McDonald’s value menu items draw in more customers during 1st quarter, pushing profit higher

By Michelle Chapman, AP
Wednesday, April 21, 2010

McDonald’s value menu entices customers in 1Q

CHICAGO — McDonald’s Corp.’s strongest month of U.S. sales in nearly a year combined with big gains overseas to boost first-quarter profit more than 11 percent.

The fast-food giant also sees that March momentum spilling into April as it draws more customers with its breakfast value menu and increasingly popular coffee and frappes.

Wednesday’s news may point to tentatively better fortunes ahead for the nation’s restaurant industry. Even McDonald’s, which held up well early in the recession, had been squeezed by consumers cut back on eating out.

“I think that the consumer is starting to feel a little bit better,” said CEO Jim Skinner. “(But) I don’t believe that the spending levels are going to get back to pre-recession levels until people have some confidence that they’re going to have a place to go to work and can put food on the table at home or away from home.”

The March results, which showed that sales in restaurants open at least a year rose 4.2 percent last month, are markedly better than the past five months. Since October, the measure has fallen three times and never topped 1 percent.

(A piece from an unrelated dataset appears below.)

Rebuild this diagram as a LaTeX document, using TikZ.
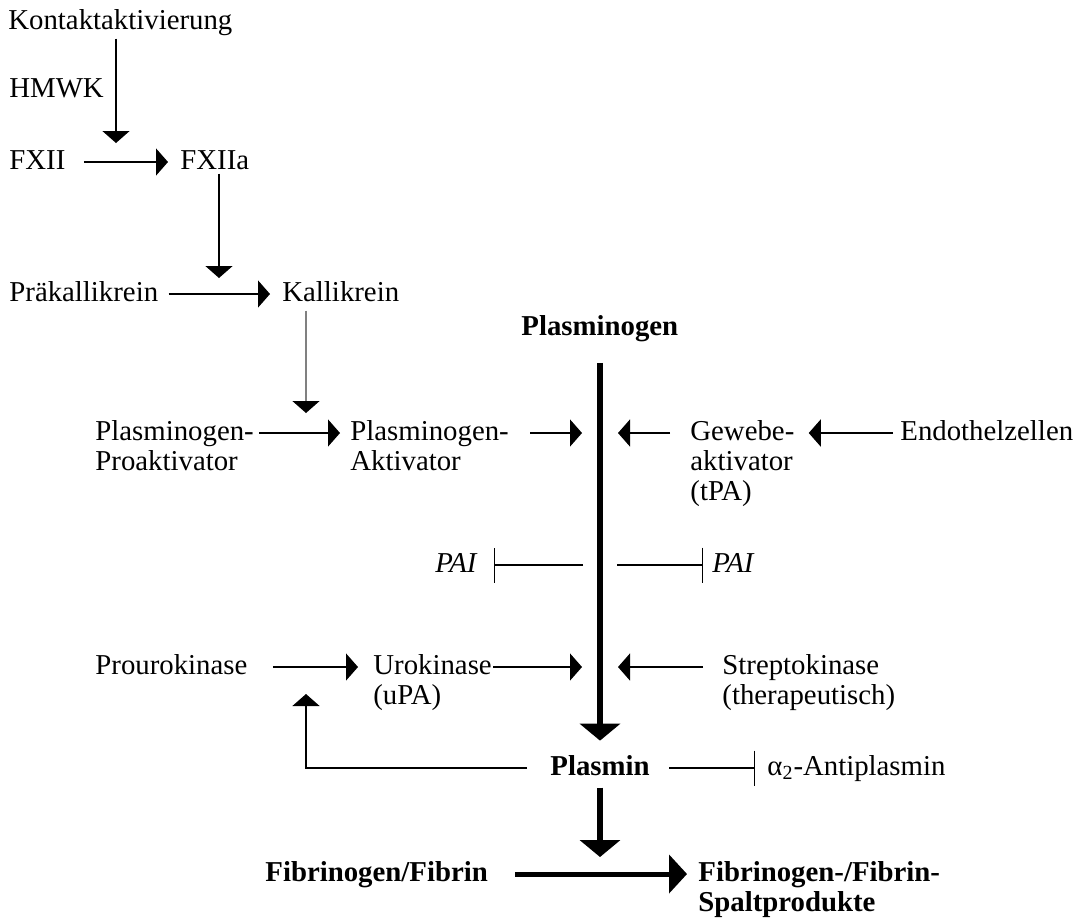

The last time the metric was that high was in April 2009 when it climbed 6.1 percent.

The figure is an important indicator of a restaurant’s health because it measures results at existing locations rather than newly opened ones.

“I believe that the results that we’re achieving are a result of our strategies around the value orientation of our menu,” Skinner said. “It is absolutely continuing to be the most important thing to our customers.”

Janney Capital Markets analyst Mark Kalinowski said the better-than-expected first quarter performance, particularly in March, was were helped by the chain’s new dollar breakfast menu and better marketing. He had expected the measure to climb 2.9 percent.

For the three months ending March 31, McDonald’s earned to $1.09 billion, or $1 per share. Those results included a 3-cents-per-share charge related to closing locations in Japan.

Wednesday’s profit compares with earnings of $979.5 million, or 87 cents per share, in the same quarter last year.

Revenue rose 10 percent to $5.61 billion — the first back-to-back boost for the figure since late 2008.

The performance was better than Wall Street predicted, as analysts surveyed by Thomson Reuters had forecast a first-quarter profit of 96 cents per share on revenue of $5.52 billion. Those estimates typically exclude one-time items.

For the quarter, though, the U.S. continued to lag other regions, even though diners were attracted to its new breakfast dollar menu and standbys like Chicken McNuggets along with the company’s new frappes, frozen coffee drinks available in nearly 90 percent of its U.S. locations.

Worldwide, sales in established restaurants rose 4.2 percent for the quarter, but the figure climbed only 1.5 percent in the U.S. Worldwide sales at restaurants open at least a year grew 4.2 percent for the quarter, with Europe climbing 5.2 percent and Asia/Pacific, the Middle East and Africa up 5.7 percent.

Still, McDonald’s, based in Oak Brook, Ill., has generally managed to do better than most of its competitors in the recession. But even its long run of revenue growth came under pressure amid high unemployment, causing revenue to slip in 2009 for the first time in more than a quarter-century.

McDonald’s shares rose 12 cents to $70.46 in midday trading Wednesday.

AP Retail Writer Michelle Chapman contributed to this report from New York.